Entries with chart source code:
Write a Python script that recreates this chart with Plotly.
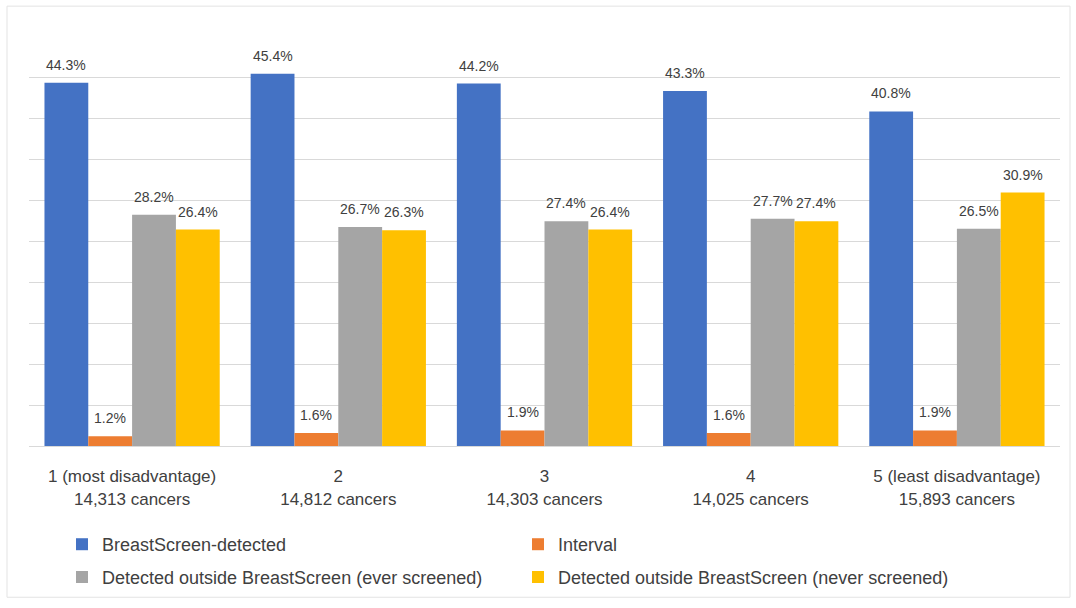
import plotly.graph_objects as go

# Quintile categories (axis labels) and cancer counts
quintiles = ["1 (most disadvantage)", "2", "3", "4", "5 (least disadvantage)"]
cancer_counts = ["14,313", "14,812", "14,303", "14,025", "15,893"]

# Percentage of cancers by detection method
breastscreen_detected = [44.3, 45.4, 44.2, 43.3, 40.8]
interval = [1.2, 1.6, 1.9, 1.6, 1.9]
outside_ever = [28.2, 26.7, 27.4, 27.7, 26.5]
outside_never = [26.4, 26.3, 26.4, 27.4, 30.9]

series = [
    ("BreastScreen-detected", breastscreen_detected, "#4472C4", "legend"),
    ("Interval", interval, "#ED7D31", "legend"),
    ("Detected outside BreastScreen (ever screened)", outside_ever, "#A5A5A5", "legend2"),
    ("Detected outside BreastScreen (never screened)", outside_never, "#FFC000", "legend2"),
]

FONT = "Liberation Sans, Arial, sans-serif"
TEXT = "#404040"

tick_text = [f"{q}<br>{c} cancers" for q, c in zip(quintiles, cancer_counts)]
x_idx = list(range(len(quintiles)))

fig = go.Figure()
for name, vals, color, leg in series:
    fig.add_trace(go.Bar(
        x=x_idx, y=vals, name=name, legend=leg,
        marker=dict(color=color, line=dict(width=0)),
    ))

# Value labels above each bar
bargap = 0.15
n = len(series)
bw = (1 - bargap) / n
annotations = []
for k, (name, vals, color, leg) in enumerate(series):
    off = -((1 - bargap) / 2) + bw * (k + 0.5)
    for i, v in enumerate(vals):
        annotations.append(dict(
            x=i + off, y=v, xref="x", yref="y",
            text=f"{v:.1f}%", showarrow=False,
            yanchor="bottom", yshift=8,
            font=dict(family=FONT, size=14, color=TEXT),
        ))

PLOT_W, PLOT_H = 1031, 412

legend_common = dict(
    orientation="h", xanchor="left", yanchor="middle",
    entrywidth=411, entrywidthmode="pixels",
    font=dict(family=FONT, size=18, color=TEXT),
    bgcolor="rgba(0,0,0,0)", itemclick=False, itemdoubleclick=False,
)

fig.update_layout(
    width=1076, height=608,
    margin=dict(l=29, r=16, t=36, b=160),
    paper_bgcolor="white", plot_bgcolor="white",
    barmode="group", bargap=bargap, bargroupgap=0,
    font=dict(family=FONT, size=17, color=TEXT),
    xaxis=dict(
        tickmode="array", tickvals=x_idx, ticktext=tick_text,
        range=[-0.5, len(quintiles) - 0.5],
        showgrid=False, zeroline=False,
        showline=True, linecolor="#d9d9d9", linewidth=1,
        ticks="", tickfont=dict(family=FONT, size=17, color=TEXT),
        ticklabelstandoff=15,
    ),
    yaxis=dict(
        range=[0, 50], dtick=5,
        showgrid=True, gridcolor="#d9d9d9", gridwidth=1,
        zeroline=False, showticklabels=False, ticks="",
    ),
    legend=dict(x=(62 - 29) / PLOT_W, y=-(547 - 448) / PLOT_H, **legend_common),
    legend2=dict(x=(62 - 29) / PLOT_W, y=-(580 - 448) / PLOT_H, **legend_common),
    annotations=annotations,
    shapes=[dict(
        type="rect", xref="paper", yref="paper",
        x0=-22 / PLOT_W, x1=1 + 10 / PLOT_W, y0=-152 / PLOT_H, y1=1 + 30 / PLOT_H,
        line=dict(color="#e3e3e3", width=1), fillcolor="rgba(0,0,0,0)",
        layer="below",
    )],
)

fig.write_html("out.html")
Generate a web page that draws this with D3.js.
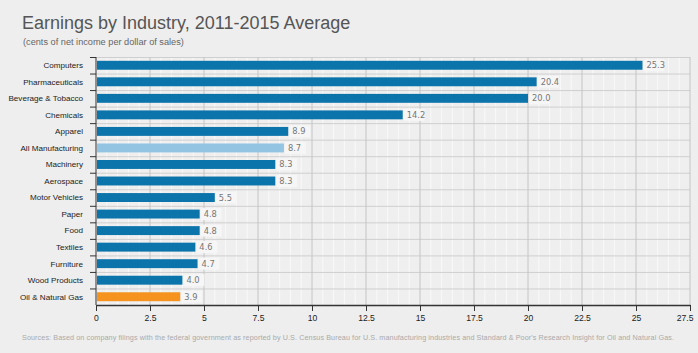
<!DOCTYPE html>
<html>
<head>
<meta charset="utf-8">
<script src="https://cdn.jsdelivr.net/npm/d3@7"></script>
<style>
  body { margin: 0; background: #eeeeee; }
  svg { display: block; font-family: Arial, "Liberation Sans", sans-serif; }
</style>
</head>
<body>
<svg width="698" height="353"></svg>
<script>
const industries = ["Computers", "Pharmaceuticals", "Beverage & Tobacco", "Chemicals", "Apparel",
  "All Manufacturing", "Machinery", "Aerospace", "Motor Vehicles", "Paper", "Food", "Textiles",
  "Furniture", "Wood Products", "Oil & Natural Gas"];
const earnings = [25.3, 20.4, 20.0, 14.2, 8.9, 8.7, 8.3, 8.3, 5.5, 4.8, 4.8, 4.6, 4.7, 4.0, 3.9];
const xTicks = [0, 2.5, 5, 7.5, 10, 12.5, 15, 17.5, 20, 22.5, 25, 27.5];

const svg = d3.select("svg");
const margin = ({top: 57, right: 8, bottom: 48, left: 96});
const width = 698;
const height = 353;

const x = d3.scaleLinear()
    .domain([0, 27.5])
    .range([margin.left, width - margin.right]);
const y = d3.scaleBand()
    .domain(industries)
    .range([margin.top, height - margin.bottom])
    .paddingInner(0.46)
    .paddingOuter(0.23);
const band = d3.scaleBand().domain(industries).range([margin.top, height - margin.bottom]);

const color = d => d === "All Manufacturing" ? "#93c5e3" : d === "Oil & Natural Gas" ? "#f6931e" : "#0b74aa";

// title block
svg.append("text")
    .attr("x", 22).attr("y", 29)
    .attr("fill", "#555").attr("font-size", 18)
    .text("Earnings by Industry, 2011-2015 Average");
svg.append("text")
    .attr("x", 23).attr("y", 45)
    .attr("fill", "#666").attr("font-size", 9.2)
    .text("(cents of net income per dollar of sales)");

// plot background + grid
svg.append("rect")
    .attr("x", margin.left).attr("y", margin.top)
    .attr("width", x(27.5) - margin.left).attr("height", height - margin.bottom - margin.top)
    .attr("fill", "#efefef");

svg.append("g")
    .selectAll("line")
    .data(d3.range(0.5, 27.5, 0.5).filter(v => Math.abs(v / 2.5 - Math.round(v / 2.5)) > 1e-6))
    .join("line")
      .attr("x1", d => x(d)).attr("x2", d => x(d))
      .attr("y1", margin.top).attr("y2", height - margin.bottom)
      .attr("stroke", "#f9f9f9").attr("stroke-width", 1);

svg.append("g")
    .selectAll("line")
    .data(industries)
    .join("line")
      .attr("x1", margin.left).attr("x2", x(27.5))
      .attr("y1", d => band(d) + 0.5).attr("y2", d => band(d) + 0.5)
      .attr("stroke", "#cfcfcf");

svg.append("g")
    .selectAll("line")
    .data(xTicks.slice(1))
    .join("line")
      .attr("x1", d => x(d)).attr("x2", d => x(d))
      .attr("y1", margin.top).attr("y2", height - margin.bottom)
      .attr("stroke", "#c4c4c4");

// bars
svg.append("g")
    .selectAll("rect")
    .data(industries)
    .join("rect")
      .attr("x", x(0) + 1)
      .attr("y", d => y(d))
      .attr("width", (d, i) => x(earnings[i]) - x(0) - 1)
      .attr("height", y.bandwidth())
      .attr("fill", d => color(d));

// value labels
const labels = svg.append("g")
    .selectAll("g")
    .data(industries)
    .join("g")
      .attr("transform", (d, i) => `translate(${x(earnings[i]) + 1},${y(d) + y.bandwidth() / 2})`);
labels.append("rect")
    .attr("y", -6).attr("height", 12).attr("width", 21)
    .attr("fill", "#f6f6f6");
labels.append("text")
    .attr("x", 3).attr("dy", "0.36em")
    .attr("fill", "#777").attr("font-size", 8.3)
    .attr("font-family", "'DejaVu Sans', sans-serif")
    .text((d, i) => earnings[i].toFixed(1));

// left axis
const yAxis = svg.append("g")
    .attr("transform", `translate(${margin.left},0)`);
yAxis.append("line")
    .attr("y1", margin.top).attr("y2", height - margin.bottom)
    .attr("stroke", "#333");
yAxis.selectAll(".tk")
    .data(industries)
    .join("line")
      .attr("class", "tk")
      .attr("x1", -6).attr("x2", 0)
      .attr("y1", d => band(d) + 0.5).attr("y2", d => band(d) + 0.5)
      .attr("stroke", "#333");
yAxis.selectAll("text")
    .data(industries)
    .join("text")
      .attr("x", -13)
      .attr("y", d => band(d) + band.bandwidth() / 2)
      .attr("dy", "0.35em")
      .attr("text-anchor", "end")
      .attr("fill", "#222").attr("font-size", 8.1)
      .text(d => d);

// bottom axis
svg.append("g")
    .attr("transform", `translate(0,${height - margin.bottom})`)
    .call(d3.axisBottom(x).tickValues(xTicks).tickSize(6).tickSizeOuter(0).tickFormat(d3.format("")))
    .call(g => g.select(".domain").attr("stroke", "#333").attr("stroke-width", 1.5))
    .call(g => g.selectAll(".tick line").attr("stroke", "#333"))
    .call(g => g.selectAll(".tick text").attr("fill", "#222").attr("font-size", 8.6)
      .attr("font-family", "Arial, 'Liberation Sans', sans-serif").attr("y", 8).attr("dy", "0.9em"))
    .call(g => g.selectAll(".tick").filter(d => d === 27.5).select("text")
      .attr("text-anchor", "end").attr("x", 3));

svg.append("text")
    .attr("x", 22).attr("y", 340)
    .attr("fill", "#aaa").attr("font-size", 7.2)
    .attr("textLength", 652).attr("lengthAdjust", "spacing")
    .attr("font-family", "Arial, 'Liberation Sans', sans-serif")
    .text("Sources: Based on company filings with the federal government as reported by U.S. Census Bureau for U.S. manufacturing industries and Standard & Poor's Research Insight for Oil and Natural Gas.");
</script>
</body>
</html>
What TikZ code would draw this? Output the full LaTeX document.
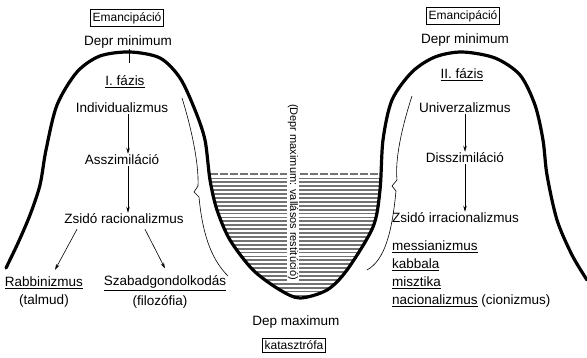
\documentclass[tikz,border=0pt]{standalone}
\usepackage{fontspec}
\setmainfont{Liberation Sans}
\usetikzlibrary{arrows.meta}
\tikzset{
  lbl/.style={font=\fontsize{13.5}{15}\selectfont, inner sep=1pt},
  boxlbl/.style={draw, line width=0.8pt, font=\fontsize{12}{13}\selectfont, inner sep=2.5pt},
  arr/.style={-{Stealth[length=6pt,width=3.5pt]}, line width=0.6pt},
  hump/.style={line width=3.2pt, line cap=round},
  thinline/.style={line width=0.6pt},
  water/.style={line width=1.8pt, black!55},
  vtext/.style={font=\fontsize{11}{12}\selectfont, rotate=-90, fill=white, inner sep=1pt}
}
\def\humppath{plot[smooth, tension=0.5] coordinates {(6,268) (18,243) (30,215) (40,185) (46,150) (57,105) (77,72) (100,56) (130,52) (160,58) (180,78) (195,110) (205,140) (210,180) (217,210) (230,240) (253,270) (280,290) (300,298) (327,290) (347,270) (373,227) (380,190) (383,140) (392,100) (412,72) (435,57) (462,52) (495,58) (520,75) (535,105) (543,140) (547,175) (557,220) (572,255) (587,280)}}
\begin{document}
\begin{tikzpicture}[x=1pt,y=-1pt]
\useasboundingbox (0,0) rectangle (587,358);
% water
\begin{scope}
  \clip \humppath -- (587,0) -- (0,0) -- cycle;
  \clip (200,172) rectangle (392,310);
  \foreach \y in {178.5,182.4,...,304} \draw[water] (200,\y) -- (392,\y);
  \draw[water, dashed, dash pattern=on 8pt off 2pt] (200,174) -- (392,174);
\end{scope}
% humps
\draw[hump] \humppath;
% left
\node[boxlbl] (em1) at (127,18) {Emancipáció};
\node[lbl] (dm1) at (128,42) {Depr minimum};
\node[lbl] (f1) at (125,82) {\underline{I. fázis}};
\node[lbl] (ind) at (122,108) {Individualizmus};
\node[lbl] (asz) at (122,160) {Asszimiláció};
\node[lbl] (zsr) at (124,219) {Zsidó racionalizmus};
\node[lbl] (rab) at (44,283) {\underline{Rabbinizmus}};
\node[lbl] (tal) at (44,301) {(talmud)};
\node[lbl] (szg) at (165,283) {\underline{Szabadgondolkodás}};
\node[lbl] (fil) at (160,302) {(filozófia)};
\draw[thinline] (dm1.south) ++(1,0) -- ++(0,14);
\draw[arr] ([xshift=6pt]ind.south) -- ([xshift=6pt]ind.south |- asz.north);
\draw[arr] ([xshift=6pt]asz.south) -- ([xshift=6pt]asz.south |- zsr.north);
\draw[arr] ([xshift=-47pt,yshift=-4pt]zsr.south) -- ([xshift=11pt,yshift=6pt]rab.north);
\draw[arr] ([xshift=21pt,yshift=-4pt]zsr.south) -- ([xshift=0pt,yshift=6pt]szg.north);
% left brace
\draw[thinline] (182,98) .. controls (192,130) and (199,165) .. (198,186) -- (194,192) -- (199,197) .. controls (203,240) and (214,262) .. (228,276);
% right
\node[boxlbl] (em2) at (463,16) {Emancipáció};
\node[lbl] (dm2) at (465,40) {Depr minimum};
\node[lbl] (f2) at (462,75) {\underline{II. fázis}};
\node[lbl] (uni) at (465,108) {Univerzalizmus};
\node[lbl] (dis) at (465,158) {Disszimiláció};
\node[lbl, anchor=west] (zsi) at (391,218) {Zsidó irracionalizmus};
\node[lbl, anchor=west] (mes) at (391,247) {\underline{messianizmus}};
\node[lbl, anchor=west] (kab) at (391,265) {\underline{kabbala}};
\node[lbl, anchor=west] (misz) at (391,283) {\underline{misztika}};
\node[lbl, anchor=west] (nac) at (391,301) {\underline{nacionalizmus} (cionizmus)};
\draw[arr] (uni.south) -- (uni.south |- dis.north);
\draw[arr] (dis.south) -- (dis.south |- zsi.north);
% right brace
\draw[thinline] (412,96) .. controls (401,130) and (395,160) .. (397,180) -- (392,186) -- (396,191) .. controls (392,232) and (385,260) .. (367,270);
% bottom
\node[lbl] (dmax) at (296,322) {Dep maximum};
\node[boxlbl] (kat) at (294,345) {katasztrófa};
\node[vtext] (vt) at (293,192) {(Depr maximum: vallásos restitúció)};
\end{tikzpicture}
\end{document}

What you are asked to do >> Copy, word for word, the entries above from the first line to the line that holds "import plotly.graph_objects as go". Drop the pictures.

Output of the exercise >>
Write a Python script that recreates this chart with Plotly.
import plotly.graph_objects as go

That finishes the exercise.